Baseball All Star games? Even the contrived “meaningful” All Star game we have now is better than every single other professional All Star game. And oh, the memories. At least for me.

It all begins for me in 1974. It’s the first All Star game I remember watching. I was 5. There were 22 future Hall of Famers in that game (and one who probably should be, Pete Rose), and three total Mets reprisented. Yogi Berra was a coach. Jerry Grote was one of the catchers, and a star Mets pitcher also made the team. Not Tom Seaver, but Jon Matlack. National League won.

The next memorable game was in 1976, another NL win. I remember this one for two reasons: first, Mark Fidrych pitched. He was the sensation of that year. “The Bird”, all the crazy antics. Everyone was talking about him, and in those days (I sound like a geezer, but heck, it WAS 34 years ago, for crying out loud) you only had ONE game a week you could watch, the game of the week on NBC. You couldn’t see him anywhere but the highlights on the local news or read about him in the newspaper. A real newspaper. One that was delivered to your house. One you physically held in your hands. Secondly, Fred Lynn hit a homer for the only AL run. Although a Mets fan, Fred Lynn was my favorite player (we lived in New Hampshire at the time, so in order to watch baseball, that meant watching Red Sox games, they were the only team you could see.

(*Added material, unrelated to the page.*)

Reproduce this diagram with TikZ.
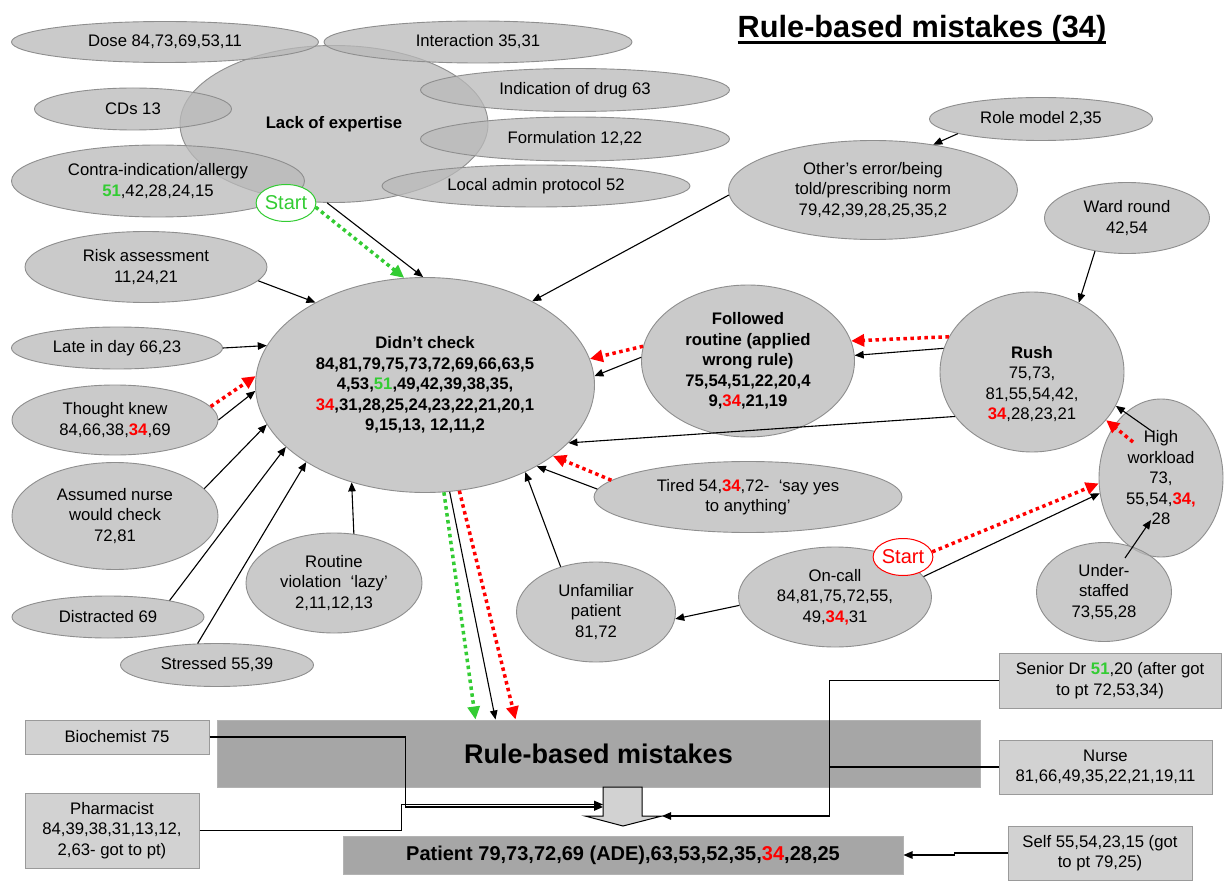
\documentclass[tikz,border=0pt]{standalone}
\usepackage{fontspec}
\setmainfont{Liberation Sans}
\usetikzlibrary{arrows.meta, shapes.geometric, calc}

\definecolor{ellfill}{HTML}{B9B9B9}
\definecolor{ellline}{HTML}{8E8E8E}
\definecolor{boxfill}{HTML}{D2D2D2}
\definecolor{boxline}{HTML}{9A9A9A}
\definecolor{darkfill}{HTML}{A6A6A6}
\definecolor{startgreen}{HTML}{33CC33}

\newcommand{\redno}[1]{\textcolor{red}{\bfseries #1}}
\newcommand{\grnno}[1]{\textcolor{startgreen}{\bfseries #1}}
\newcommand{\bodyfont}{\fontsize{16.7}{20.5}\selectfont}

\begin{document}
\begin{tikzpicture}[x=1pt, y=-1pt,
    cause/.style={ellipse, draw=ellline, line width=0.9pt, fill=ellfill, fill opacity=0.75, text opacity=1, inner sep=0pt, align=center, font=\bodyfont},
    startbubble/.style={ellipse, draw=#1, fill=white, text=#1, line width=1pt, inner sep=0pt, minimum width=58pt, minimum height=37pt, font=\fontsize{20}{24}\selectfont},
    person/.style={rectangle, draw=boxline, fill=boxfill, line width=1pt, inner sep=0pt, align=center, font=\bodyfont},
    outcome/.style={rectangle, draw=darkfill!85!white, fill=darkfill, line width=1pt, inner sep=0pt},
    arr/.style={-{Triangle[length=9pt,width=7.5pt]}, line width=1.1pt},
    reddot/.style={draw=red, line width=3.5pt, dash pattern=on 3.5pt off 3.5pt, -{Triangle[length=13pt,width=12pt]}},
    greendot/.style={reddot, draw=startgreen}
]
    \fill[white] (0,0) rectangle (1224,896);

    % Title
    \node[anchor=base, inner sep=0pt, font=\bfseries\fontsize{30.7}{36}\selectfont] (title) at (922,38) {Rule-based mistakes (34)};
    \draw[line width=2.6pt] ([yshift=-4.5pt]title.base west) -- ([yshift=-4.5pt]title.base east);

    % Lack of expertise cluster
    \node[cause, minimum width=308pt, minimum height=157pt, font=\bfseries\bodyfont] (lack) at (334,124) {Lack of expertise};
    \node[cause, minimum width=307pt, minimum height=41pt] (dose) at (165,42) {Dose 84,73,69,53,11};
    \node[cause, minimum width=308pt, minimum height=42pt] (inter) at (478,42) {Interaction 35,31};
    \node[cause, minimum width=197pt, minimum height=42pt] (cds) at (133,109) {CDs 13};
    \node[cause, minimum width=309pt, minimum height=43pt] (indic) at (575,90) {Indication of drug 63};
    \node[cause, minimum width=309pt, minimum height=44pt] (form) at (575,139) {Formulation 12,22};
    \node[cause, minimum width=293pt, minimum height=72pt] (contra) at (158,181) {Contra-indication/allergy\\\grnno{51},42,28,24,15};
    \node[cause, minimum width=308pt, minimum height=42pt] (local) at (536,186) {Local admin protocol 52};
    \node[startbubble=startgreen] (startg) at (286,203) {Start};

    % Right hand causes
    \node[cause, minimum width=223pt, minimum height=43pt] (role) at (1041,119) {Role model 2,35};
    \node[cause, minimum width=289pt, minimum height=99pt] (other) at (873,190) {Other’s error/being\\told/prescribing norm\\79,42,39,28,25,35,2};
    \node[cause, minimum width=165pt, minimum height=71pt] (ward) at (1127,218) {Ward round\\42,54};
    \node[cause, minimum width=213pt, minimum height=152pt, font=\bfseries\bodyfont] (follow) at (748,361) {Followed\\routine (applied\\wrong rule)\\75,54,51,22,20,4\\9,\redno{34},21,19};
    \node[cause, minimum width=184pt, minimum height=160pt] (rush) at (1032,372) {\rule{0pt}{36pt}\textbf{Rush}\\75,73,\\81,55,54,42,\\\redno{34},28,23,21};
    \node[cause, minimum width=124pt, minimum height=158pt] (high) at (1161,478) {High\\workload\\73,\\55,54,\redno{34,}\\28};
    \node[cause, minimum width=308pt, minimum height=71pt] (tired) at (748,497) {Tired 54,\redno{34},72-\ \ ‘say yes\\to anything’};
    \node[cause, minimum width=159pt, minimum height=100pt] (unfam) at (596,612) {Unfamiliar\\patient\\81,72};
    \node[cause, minimum width=193pt, minimum height=100pt] (oncall) at (835,597) {On-call\\84,81,75,72,55,\\49,\redno{34,}31};
    \node[cause, minimum width=135pt, minimum height=99pt] (under) at (1104,592) {Under-\\staffed\\73,55,28};
    \node[startbubble=red] (startr) at (903,557) {Start};

    % Left hand causes
    \node[cause, minimum width=242pt, minimum height=71pt] (risk) at (146,267) {Risk assessment\\11,24,21};
    \node[cause, minimum width=211pt, minimum height=42pt] (late) at (117,348) {Late in day 66,23};
    \node[cause, minimum width=206pt, minimum height=70pt] (thought) at (115,420) {Thought knew\\84,66,38,\redno{34},69};
    \node[cause, minimum width=206pt, minimum height=107pt] (assumed) at (115,516) {Assumed nurse\\would check\\72,81};
    \node[cause, minimum width=192pt, minimum height=42pt] (distr) at (108,617) {Distracted 69};
    \node[cause, minimum width=193pt, minimum height=43pt] (stress) at (217,665) {Stressed 55,39};
    \node[cause, minimum width=176pt, minimum height=100pt] (routine) at (334,583) {Routine\\violation\ \ ‘lazy’\\2,11,12,13};

    % Centre
    \node[cause, minimum width=339pt, minimum height=215pt, font=\bfseries\bodyfont] (dc) at (425,385) {Didn’t check\\84,81,79,75,73,72,69,66,63,5\\4,53,\grnno{51},49,42,39,38,35,\\\redno{34},31,28,25,24,23,22,21,20,1\\9,15,13, 12,11,2};

    % Lower part
    \node[outcome, minimum width=763pt, minimum height=67pt, font=\bfseries\fontsize{27}{32}\selectfont] (rbm) at (598.5,753.5) {Rule-based mistakes};
    \node[outcome, minimum width=560pt, minimum height=38pt, font=\bfseries\fontsize{20}{24}\selectfont] (patient) at (623,855) {Patient 79,73,72,69 (ADE),63,53,52,35,\redno{34},28,25};
    \node[person, minimum width=184pt, minimum height=34pt] (bio) at (117,737) {Biochemist 75};
    \node[person, minimum width=174pt, minimum height=75pt] (pharm) at (112,830.5) {Pharmacist\\84,39,38,31,13,12,\\2,63- got to pt)};
    \node[person, minimum width=222pt, minimum height=55pt] (senior) at (1110,680.5) {Senior Dr \grnno{51},20 (after got\\to pt 72,53,34)};
    \node[person, minimum width=213pt, minimum height=54pt] (nurse) at (1105.5,767) {Nurse\\81,66,49,35,22,21,19,11};
    \node[person, minimum width=184pt, minimum height=54pt] (self) at (1100,853) {Self 55,54,23,15 (got\\to pt 79,25)};

    % Block arrow between the two bars
    \draw[fill=boxfill, line width=1pt] (603,787) -- (642,787) -- (642,816) -- (662,816) -- (623,826) -- (585,816) -- (603,816) -- cycle;
    \coordinate (flowL) at (603,807);
    \coordinate (flowR) at (662,816);

    % Lines into Didn't check
    \draw[greendot] (startg.-8) -- (dc.101);
    \draw[arr] (lack.265) -- (dc.91);
    \draw[arr] (other.182) -- (dc.38);
    \draw[arr] (risk.353) -- (dc.143);
    \draw[arr] (late.east) -- (dc.166);
    \draw[reddot] (thought.8) -- (dc.177);
    \draw[arr] (thought.east) -- (dc.182);
    \draw[arr] (assumed.17) -- (dc.194);
    \draw[arr] (distr.15) -- (dc.204);
    \draw[arr] (stress.132) -- (dc.213);
    \draw[arr] (routine.68) -- (dc.233);
    \draw[arr] (unfam.128) -- (dc.319);
    \draw[reddot] (tired.173) -- (dc.331);
    \draw[arr] (tired.177) -- (dc.324);
    \draw[arr] (rush.210) -- (dc.338);
    \draw[arr] (follow.178) -- (dc.3);
    \draw[reddot] (follow.172) -- (dc.9);

    % Lines on the right
    \draw[arr] (role.190) -- (other.37);
    \draw[arr] (rush.165) -- (follow.3);
    \draw[reddot] (rush.157) -- (follow.11);
    \draw[arr] (ward.226) -- (rush.56);
    \draw[arr] ($(high)+(-8,-46)$) -- (rush.338);
    \draw[reddot] ($(high)+(-28,-36)$) -- (rush.327);
    \draw[arr] (oncall.13) -- (high.194);
    \draw[reddot] (startr.10) -- (high.185);
    \draw[arr] ($(under)+(21,-34)$) -- ($(high)+(-10,42)$);
    \draw[arr] (oncall.185) -- (unfam.355);

    % Down to rule-based mistakes
    \draw[greendot] (dc.280) -- ([xshift=259pt]rbm.north west);
    \draw[arr] (dc.283) -- ([xshift=279pt]rbm.north west);
    \draw[reddot] (dc.288) -- ([xshift=299pt]rbm.north west);

    % Who caught it
    \draw[arr] (bio.east) -- ++(196,0) |- (flowL);
    \draw[arr] (pharm.east) -- ++(202,0) |- ([yshift=2.5pt]flowL);
    \draw[arr] (senior.west) -- ++(-169,0) |- (flowR);
    \draw[line width=1.1pt] (nurse.west) -- ++(-169,0);
    \draw[arr] (self.west) -- ++(-53,0) |- (patient.east);
\end{tikzpicture}
\end{document}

1979’s game was the Dave Parker show. He opened my eyes to real defense in the outfield. What a cannon for an arm. The guy had three of the most beautiful throws that you could ever see, In the seventh inning, he threw out Jim Rice at third trying to stretch a double into a triple. That was a great throw, but he topped that one in the eighth. Here’s the situation:

First and second, one out. AL threatening in a tie gems, 6-6. The dangerous Greg Nettles up. Netles hits a bloop off the end of the bat to right, Brian Downing rounds third trying to score the go-ahead run. Parker comes in, catches the ball on a hop and in one fluid motion hurls an absolute perfect strike, no hop as I remember, to Gary Carter blocking the plate. Downing is dead meat. Most perfect throw to this day that I have ever seen. NL goes on to win in the ninth.